Stella and Lou deals with an issue that is less immediate and certainly less contentious – which is the question of what happens to people who find themselves alone in their late 50s or early 60s. The eponymous characters spend much of the play in debate about whether to get together: Stella is frightened of the prospect of being alone (of dying alone, really), and Lou is frightened of the prospect of loving again if doing so brings with it the loss of another person he loves (he is a widower). The play tries to find common ground between these two apparently conflicting fears.

It’s been said many times that our culture prioritises youth over old age. So it was interesting to be in a theatre where the characters on stage matched the age profile of the majority of the people in the audience, who were themselves mostly in their late 50s and early 60s. I kept hearing laughter of recognition in response to the play’s jokes about aging, and a bit of running commentary from the people around me about how the play reminded them of events and people in their own lives.

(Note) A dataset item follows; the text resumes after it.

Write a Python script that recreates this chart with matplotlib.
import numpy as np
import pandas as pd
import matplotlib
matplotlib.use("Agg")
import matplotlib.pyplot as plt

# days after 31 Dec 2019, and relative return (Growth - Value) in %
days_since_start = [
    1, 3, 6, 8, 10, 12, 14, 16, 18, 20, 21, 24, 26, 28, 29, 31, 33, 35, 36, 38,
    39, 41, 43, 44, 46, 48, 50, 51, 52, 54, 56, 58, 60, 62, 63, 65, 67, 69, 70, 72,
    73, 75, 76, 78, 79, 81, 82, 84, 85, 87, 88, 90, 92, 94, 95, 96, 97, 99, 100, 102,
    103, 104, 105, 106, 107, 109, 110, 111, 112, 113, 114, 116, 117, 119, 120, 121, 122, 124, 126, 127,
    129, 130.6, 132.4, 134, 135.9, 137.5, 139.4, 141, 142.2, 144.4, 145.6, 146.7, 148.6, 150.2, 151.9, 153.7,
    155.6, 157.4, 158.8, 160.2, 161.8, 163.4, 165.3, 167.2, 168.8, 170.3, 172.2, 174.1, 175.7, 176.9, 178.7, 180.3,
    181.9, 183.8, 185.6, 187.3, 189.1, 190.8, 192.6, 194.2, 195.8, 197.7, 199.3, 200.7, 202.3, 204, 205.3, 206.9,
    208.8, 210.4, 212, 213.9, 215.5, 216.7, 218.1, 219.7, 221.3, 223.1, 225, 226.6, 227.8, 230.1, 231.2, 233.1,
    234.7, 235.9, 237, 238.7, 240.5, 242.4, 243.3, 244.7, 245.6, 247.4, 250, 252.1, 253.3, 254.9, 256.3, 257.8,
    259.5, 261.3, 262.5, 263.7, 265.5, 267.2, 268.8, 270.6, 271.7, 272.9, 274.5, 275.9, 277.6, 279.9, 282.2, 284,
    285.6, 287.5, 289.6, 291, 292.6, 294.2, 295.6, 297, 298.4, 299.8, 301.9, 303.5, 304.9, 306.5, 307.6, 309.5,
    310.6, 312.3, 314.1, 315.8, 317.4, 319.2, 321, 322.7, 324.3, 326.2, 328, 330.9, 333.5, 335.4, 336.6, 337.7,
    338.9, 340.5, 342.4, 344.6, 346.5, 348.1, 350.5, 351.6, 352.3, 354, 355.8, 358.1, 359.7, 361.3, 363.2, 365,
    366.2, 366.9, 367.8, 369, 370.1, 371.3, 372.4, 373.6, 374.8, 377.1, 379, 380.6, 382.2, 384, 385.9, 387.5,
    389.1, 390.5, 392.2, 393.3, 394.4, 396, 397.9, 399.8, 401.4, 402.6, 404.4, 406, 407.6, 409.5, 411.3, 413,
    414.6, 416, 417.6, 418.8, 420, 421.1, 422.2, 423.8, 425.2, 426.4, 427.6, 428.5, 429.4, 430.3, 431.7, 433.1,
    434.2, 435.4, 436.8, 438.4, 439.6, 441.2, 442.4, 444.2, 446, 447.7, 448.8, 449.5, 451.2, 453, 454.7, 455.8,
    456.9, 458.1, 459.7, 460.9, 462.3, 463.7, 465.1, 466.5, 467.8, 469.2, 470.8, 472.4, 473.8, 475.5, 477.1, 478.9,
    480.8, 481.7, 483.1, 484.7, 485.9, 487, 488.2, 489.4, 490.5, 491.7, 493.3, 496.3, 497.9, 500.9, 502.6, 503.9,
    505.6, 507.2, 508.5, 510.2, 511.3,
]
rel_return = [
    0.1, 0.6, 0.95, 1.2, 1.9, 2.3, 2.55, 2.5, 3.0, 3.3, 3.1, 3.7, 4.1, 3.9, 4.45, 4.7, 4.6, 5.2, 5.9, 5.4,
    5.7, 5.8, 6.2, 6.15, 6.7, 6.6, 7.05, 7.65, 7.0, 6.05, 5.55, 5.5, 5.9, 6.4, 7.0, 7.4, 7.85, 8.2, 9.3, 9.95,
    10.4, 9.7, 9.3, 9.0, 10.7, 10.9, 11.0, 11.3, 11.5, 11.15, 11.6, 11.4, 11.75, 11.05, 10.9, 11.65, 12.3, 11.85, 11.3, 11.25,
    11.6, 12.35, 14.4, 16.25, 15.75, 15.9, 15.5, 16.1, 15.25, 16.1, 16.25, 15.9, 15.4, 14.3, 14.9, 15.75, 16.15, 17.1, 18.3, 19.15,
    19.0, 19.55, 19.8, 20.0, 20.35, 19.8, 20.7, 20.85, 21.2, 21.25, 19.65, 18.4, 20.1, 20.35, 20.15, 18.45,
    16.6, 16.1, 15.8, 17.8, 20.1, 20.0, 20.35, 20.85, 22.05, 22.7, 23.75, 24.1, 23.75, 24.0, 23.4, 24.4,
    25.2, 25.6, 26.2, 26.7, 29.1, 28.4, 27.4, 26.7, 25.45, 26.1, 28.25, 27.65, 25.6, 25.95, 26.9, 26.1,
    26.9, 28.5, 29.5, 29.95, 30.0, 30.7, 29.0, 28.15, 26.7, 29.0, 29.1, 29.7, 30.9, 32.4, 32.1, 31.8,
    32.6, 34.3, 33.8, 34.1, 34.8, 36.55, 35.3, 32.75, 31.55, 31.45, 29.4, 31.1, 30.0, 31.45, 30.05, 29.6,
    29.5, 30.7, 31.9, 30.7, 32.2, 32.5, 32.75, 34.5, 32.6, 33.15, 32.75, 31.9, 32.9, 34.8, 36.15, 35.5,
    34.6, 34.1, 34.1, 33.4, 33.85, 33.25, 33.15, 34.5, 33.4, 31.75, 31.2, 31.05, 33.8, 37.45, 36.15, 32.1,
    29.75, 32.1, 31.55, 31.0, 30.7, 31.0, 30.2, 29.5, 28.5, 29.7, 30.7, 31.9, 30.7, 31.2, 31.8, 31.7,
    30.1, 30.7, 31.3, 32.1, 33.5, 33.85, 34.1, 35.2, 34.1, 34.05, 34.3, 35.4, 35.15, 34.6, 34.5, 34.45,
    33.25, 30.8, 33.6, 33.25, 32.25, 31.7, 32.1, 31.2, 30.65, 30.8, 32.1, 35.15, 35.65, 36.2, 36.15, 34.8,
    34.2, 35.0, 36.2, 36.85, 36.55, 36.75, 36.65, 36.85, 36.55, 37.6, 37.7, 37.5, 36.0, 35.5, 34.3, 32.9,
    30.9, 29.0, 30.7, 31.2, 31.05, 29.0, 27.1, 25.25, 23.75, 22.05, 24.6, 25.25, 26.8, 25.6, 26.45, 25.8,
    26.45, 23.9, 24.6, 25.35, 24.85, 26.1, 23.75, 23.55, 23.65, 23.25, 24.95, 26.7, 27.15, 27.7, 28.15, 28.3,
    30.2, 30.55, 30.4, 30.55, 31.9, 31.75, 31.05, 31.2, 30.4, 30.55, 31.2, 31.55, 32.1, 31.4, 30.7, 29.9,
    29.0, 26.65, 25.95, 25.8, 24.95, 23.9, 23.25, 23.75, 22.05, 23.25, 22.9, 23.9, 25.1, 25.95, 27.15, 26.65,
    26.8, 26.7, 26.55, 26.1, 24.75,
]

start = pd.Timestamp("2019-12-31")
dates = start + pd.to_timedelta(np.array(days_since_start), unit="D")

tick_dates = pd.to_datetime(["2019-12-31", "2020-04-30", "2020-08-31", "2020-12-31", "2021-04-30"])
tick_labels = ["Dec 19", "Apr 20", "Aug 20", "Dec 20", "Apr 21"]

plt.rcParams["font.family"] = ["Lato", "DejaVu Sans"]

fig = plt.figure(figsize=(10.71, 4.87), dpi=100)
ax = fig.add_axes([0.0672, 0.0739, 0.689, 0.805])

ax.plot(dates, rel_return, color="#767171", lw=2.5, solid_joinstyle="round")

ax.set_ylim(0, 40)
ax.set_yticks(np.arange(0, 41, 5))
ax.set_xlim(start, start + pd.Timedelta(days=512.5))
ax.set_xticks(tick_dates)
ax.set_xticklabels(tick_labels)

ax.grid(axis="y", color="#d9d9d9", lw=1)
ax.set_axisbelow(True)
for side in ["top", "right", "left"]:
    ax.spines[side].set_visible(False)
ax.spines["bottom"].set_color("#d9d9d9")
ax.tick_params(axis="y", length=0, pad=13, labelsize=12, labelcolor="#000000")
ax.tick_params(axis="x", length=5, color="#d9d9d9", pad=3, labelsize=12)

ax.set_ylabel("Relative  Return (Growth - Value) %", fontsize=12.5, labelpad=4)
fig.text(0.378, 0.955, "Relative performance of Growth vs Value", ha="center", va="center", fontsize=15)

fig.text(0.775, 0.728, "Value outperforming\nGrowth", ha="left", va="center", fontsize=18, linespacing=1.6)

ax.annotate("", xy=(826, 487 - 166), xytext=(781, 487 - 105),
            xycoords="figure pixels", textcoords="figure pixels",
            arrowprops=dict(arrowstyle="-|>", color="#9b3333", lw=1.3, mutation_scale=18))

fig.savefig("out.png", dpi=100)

It had never really occurred to me before that theatre rarely focusses on aging in this way. Yes, there are many plays about dementia, especially in Ireland where it seems like every playwright has written at least one drama on that topic. But I don’t often see characters on stage who resemble so closely the people in the audience. Their accents are different and of course the play’s American setting introduces some cultural differences. But the play’s treatment of aging seemed to hit home.

I was also struck by how good it felt to watch some strong American acting. Two members of the cast have played with Steppenwolf, and it was refreshing to see that style being performed so well. It’s difficult to describe this kind of acting without either fetishising it or making it seem bland, but I’m referring here to a kind of heightened or stylised naturalism, whereby the actors talk in ways that seem absolutely credible, even though in reality no-one ever talks or moves like that. Everything is just slightly heightened, from the rhythm and cadences of delivery to the movement around stage. If you wanted to be unfair you could describe this as acting in ALL CAPS, but there’s plenty of room for subtlety in there too.

The style is also evident in the choice of play, which is an 80 minute resolution of a dramatic problem. The setting is the real world and if there is something a bit too reassuring about the raising of problems only to persuade the audience that they can be wrapped up in less than 90 minutes, the discussion is usually stimulating and engaging.

The introduction of interesting American work has been a specialism of the Galway Arts Festival over the years. Bruce Norris’s Purple Heart is on in London at the moment, but it was seen in Galway some years ago when Steppenwolf brought it here. And one of the most memorable experiences I’ve had at the Arts Festival was a play by Craig Wright called Orange Flower Water back in 2004. Wright was one of the writers on Six Feet Under, and his play explored the ways in which sex and love ought to complement each other but can instead cancel each other out (rather like Six Feet Under, in fact).

Stella and Lou won’t be to everyone’s taste but I appreciated it for its focus on plot, character, discussion, realism and – most of all – first-rate acting.